— Start Items —
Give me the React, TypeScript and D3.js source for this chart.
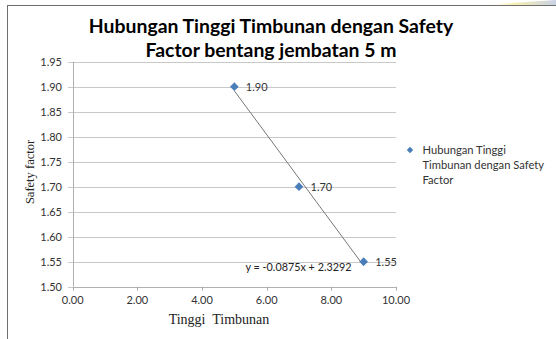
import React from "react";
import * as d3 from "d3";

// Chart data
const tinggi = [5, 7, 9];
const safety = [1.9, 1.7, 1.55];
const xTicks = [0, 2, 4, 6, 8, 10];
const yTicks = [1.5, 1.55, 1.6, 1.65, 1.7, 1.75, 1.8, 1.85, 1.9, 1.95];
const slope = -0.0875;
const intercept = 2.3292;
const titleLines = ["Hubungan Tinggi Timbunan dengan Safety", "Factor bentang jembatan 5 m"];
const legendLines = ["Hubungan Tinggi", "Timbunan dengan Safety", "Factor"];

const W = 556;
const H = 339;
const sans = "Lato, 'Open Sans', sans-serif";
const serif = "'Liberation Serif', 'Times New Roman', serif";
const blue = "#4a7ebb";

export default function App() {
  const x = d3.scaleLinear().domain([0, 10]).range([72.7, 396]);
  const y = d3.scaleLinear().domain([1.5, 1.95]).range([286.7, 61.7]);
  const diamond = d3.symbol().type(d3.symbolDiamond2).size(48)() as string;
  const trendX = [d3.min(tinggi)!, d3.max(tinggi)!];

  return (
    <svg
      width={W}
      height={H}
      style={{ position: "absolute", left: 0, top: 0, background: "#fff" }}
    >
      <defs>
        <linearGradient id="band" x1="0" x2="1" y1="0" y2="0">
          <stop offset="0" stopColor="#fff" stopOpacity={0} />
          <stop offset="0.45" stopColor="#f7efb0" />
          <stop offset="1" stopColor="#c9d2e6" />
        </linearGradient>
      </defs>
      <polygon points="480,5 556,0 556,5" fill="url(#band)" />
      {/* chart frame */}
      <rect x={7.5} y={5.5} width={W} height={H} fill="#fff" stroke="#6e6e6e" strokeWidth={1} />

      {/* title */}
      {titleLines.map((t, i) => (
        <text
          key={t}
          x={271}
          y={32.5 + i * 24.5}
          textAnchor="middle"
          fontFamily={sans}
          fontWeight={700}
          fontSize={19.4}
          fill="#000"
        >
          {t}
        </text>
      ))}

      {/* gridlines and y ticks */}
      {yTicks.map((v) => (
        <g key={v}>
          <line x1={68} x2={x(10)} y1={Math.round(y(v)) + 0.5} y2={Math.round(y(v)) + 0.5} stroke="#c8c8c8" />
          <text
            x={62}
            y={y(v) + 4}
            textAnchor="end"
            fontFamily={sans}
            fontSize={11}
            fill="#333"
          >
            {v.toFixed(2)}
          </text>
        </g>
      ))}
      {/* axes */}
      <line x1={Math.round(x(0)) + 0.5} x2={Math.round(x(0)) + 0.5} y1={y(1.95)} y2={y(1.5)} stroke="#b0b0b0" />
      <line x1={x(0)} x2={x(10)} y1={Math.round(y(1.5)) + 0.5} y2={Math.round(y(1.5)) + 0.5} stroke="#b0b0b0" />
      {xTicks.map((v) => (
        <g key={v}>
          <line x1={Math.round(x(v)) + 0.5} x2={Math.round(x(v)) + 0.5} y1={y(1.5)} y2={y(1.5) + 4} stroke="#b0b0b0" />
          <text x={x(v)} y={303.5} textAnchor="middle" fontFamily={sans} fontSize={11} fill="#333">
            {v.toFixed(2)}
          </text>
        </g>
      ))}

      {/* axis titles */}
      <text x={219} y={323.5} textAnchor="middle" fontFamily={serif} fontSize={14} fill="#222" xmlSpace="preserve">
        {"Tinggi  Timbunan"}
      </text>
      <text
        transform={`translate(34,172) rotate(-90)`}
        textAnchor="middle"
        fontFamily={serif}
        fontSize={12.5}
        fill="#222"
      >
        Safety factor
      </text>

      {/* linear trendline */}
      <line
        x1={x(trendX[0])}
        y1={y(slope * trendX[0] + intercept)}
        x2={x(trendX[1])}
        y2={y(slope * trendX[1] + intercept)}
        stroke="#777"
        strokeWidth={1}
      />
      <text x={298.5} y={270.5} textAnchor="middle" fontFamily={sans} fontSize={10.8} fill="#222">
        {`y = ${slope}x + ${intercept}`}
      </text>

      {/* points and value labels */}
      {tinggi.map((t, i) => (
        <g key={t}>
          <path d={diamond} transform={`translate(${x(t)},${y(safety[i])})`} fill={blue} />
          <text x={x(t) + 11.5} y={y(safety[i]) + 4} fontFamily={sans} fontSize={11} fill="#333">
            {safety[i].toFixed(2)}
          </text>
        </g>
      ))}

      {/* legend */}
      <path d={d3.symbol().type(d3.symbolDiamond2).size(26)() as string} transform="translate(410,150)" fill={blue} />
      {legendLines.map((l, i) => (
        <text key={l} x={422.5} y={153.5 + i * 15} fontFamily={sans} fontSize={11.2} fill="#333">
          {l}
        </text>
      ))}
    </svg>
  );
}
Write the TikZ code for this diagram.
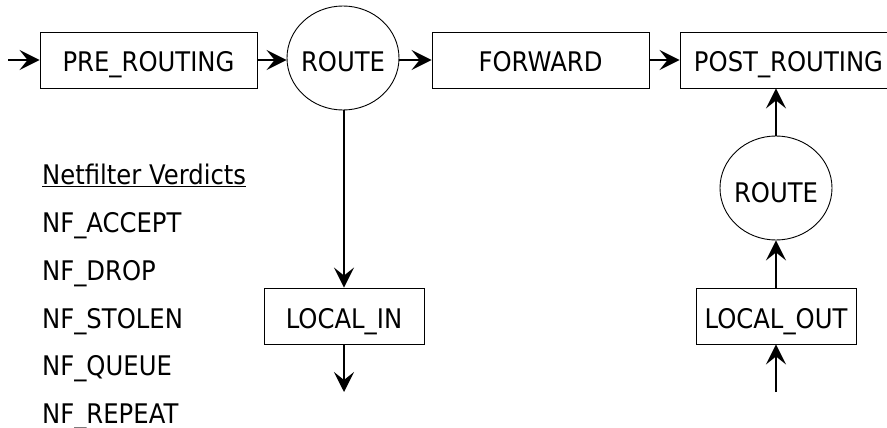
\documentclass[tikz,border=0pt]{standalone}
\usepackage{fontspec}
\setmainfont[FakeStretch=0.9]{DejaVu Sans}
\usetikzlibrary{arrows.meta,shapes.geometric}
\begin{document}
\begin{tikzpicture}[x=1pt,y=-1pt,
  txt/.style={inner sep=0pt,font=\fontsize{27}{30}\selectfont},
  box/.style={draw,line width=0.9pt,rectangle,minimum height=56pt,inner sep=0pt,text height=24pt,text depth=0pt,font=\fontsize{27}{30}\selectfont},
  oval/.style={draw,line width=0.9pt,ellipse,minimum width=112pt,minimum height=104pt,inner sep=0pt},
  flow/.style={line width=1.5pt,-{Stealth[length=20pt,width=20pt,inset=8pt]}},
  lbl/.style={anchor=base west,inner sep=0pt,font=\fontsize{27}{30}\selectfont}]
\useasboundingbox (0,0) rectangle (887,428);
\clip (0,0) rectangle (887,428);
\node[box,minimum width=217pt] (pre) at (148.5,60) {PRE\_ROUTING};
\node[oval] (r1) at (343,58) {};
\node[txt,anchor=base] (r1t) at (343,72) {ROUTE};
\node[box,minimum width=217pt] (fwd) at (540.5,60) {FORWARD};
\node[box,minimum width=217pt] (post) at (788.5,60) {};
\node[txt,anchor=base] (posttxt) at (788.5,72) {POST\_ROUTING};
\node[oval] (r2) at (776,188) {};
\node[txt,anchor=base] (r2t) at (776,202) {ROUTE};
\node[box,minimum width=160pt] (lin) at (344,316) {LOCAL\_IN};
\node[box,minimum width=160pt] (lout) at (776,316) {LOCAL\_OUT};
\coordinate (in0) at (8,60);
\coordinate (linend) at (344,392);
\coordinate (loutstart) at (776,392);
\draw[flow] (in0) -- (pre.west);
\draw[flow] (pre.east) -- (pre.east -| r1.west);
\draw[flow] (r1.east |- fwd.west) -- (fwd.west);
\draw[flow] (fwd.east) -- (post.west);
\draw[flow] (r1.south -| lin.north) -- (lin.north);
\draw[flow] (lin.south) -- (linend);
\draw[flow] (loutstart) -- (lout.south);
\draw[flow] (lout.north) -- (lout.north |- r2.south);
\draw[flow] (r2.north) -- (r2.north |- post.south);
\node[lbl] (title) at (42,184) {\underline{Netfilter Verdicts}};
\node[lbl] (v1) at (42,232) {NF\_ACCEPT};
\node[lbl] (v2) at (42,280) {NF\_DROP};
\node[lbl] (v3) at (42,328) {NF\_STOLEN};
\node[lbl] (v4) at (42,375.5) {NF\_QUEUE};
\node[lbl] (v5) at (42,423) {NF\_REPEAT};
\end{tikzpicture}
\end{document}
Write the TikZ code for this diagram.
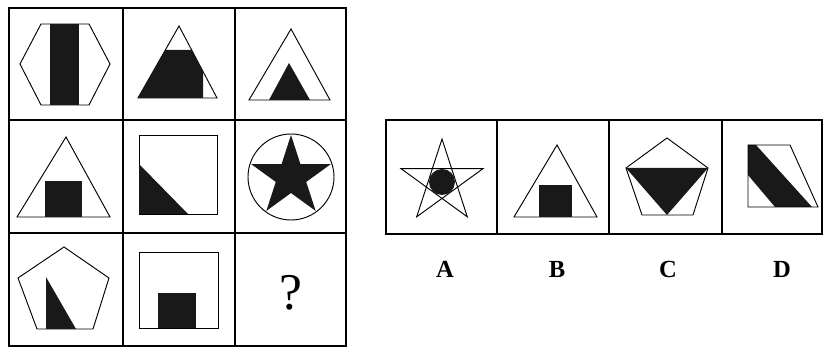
— End Items —
> [Exercise] Exclude the pictures and repeat every other part of the records word for word.

> [Solution to this exercise]
Give me the React, TypeScript and D3.js source for this chart.
import React from "react";
import * as d3 from "d3";

// Chart data
const tinggi = [5, 7, 9];
const safety = [1.9, 1.7, 1.55];
const xTicks = [0, 2, 4, 6, 8, 10];
const yTicks = [1.5, 1.55, 1.6, 1.65, 1.7, 1.75, 1.8, 1.85, 1.9, 1.95];
const slope = -0.0875;
const intercept = 2.3292;
const titleLines = ["Hubungan Tinggi Timbunan dengan Safety", "Factor bentang jembatan 5 m"];
const legendLines = ["Hubungan Tinggi", "Timbunan dengan Safety", "Factor"];

const W = 556;
const H = 339;
const sans = "Lato, 'Open Sans', sans-serif";
const serif = "'Liberation Serif', 'Times New Roman', serif";
const blue = "#4a7ebb";

export default function App() {
  const x = d3.scaleLinear().domain([0, 10]).range([72.7, 396]);
  const y = d3.scaleLinear().domain([1.5, 1.95]).range([286.7, 61.7]);
  const diamond = d3.symbol().type(d3.symbolDiamond2).size(48)() as string;
  const trendX = [d3.min(tinggi)!, d3.max(tinggi)!];

  return (
    <svg
      width={W}
      height={H}
      style={{ position: "absolute", left: 0, top: 0, background: "#fff" }}
    >
      <defs>
        <linearGradient id="band" x1="0" x2="1" y1="0" y2="0">
          <stop offset="0" stopColor="#fff" stopOpacity={0} />
          <stop offset="0.45" stopColor="#f7efb0" />
          <stop offset="1" stopColor="#c9d2e6" />
        </linearGradient>
      </defs>
      <polygon points="480,5 556,0 556,5" fill="url(#band)" />
      {/* chart frame */}
      <rect x={7.5} y={5.5} width={W} height={H} fill="#fff" stroke="#6e6e6e" strokeWidth={1} />

      {/* title */}
      {titleLines.map((t, i) => (
        <text
          key={t}
          x={271}
          y={32.5 + i * 24.5}
          textAnchor="middle"
          fontFamily={sans}
          fontWeight={700}
          fontSize={19.4}
          fill="#000"
        >
          {t}
        </text>
      ))}

      {/* gridlines and y ticks */}
      {yTicks.map((v) => (
        <g key={v}>
          <line x1={68} x2={x(10)} y1={Math.round(y(v)) + 0.5} y2={Math.round(y(v)) + 0.5} stroke="#c8c8c8" />
          <text
            x={62}
            y={y(v) + 4}
            textAnchor="end"
            fontFamily={sans}
            fontSize={11}
            fill="#333"
          >
            {v.toFixed(2)}
          </text>
        </g>
      ))}
      {/* axes */}
      <line x1={Math.round(x(0)) + 0.5} x2={Math.round(x(0)) + 0.5} y1={y(1.95)} y2={y(1.5)} stroke="#b0b0b0" />
      <line x1={x(0)} x2={x(10)} y1={Math.round(y(1.5)) + 0.5} y2={Math.round(y(1.5)) + 0.5} stroke="#b0b0b0" />
      {xTicks.map((v) => (
        <g key={v}>
          <line x1={Math.round(x(v)) + 0.5} x2={Math.round(x(v)) + 0.5} y1={y(1.5)} y2={y(1.5) + 4} stroke="#b0b0b0" />
          <text x={x(v)} y={303.5} textAnchor="middle" fontFamily={sans} fontSize={11} fill="#333">
            {v.toFixed(2)}
          </text>
        </g>
      ))}

      {/* axis titles */}
      <text x={219} y={323.5} textAnchor="middle" fontFamily={serif} fontSize={14} fill="#222" xmlSpace="preserve">
        {"Tinggi  Timbunan"}
      </text>
      <text
        transform={`translate(34,172) rotate(-90)`}
        textAnchor="middle"
        fontFamily={serif}
        fontSize={12.5}
        fill="#222"
      >
        Safety factor
      </text>

      {/* linear trendline */}
      <line
        x1={x(trendX[0])}
        y1={y(slope * trendX[0] + intercept)}
        x2={x(trendX[1])}
        y2={y(slope * trendX[1] + intercept)}
        stroke="#777"
        strokeWidth={1}
      />
      <text x={298.5} y={270.5} textAnchor="middle" fontFamily={sans} fontSize={10.8} fill="#222">
        {`y = ${slope}x + ${intercept}`}
      </text>

      {/* points and value labels */}
      {tinggi.map((t, i) => (
        <g key={t}>
          <path d={diamond} transform={`translate(${x(t)},${y(safety[i])})`} fill={blue} />
          <text x={x(t) + 11.5} y={y(safety[i]) + 4} fontFamily={sans} fontSize={11} fill="#333">
            {safety[i].toFixed(2)}
          </text>
        </g>
      ))}

      {/* legend */}
      <path d={d3.symbol().type(d3.symbolDiamond2).size(26)() as string} transform="translate(410,150)" fill={blue} />
      {legendLines.map((l, i) => (
        <text key={l} x={422.5} y={153.5 + i * 15} fontFamily={sans} fontSize={11.2} fill="#333">
          {l}
        </text>
      ))}
    </svg>
  );
}
Write the TikZ code for this diagram.
\documentclass[tikz,border=0pt]{standalone}
\usepackage{fontspec}
\setmainfont[FakeStretch=0.9]{DejaVu Sans}
\usetikzlibrary{arrows.meta,shapes.geometric}
\begin{document}
\begin{tikzpicture}[x=1pt,y=-1pt,
  txt/.style={inner sep=0pt,font=\fontsize{27}{30}\selectfont},
  box/.style={draw,line width=0.9pt,rectangle,minimum height=56pt,inner sep=0pt,text height=24pt,text depth=0pt,font=\fontsize{27}{30}\selectfont},
  oval/.style={draw,line width=0.9pt,ellipse,minimum width=112pt,minimum height=104pt,inner sep=0pt},
  flow/.style={line width=1.5pt,-{Stealth[length=20pt,width=20pt,inset=8pt]}},
  lbl/.style={anchor=base west,inner sep=0pt,font=\fontsize{27}{30}\selectfont}]
\useasboundingbox (0,0) rectangle (887,428);
\clip (0,0) rectangle (887,428);
\node[box,minimum width=217pt] (pre) at (148.5,60) {PRE\_ROUTING};
\node[oval] (r1) at (343,58) {};
\node[txt,anchor=base] (r1t) at (343,72) {ROUTE};
\node[box,minimum width=217pt] (fwd) at (540.5,60) {FORWARD};
\node[box,minimum width=217pt] (post) at (788.5,60) {};
\node[txt,anchor=base] (posttxt) at (788.5,72) {POST\_ROUTING};
\node[oval] (r2) at (776,188) {};
\node[txt,anchor=base] (r2t) at (776,202) {ROUTE};
\node[box,minimum width=160pt] (lin) at (344,316) {LOCAL\_IN};
\node[box,minimum width=160pt] (lout) at (776,316) {LOCAL\_OUT};
\coordinate (in0) at (8,60);
\coordinate (linend) at (344,392);
\coordinate (loutstart) at (776,392);
\draw[flow] (in0) -- (pre.west);
\draw[flow] (pre.east) -- (pre.east -| r1.west);
\draw[flow] (r1.east |- fwd.west) -- (fwd.west);
\draw[flow] (fwd.east) -- (post.west);
\draw[flow] (r1.south -| lin.north) -- (lin.north);
\draw[flow] (lin.south) -- (linend);
\draw[flow] (loutstart) -- (lout.south);
\draw[flow] (lout.north) -- (lout.north |- r2.south);
\draw[flow] (r2.north) -- (r2.north |- post.south);
\node[lbl] (title) at (42,184) {\underline{Netfilter Verdicts}};
\node[lbl] (v1) at (42,232) {NF\_ACCEPT};
\node[lbl] (v2) at (42,280) {NF\_DROP};
\node[lbl] (v3) at (42,328) {NF\_STOLEN};
\node[lbl] (v4) at (42,375.5) {NF\_QUEUE};
\node[lbl] (v5) at (42,423) {NF\_REPEAT};
\end{tikzpicture}
\end{document}
Write the TikZ code for this diagram.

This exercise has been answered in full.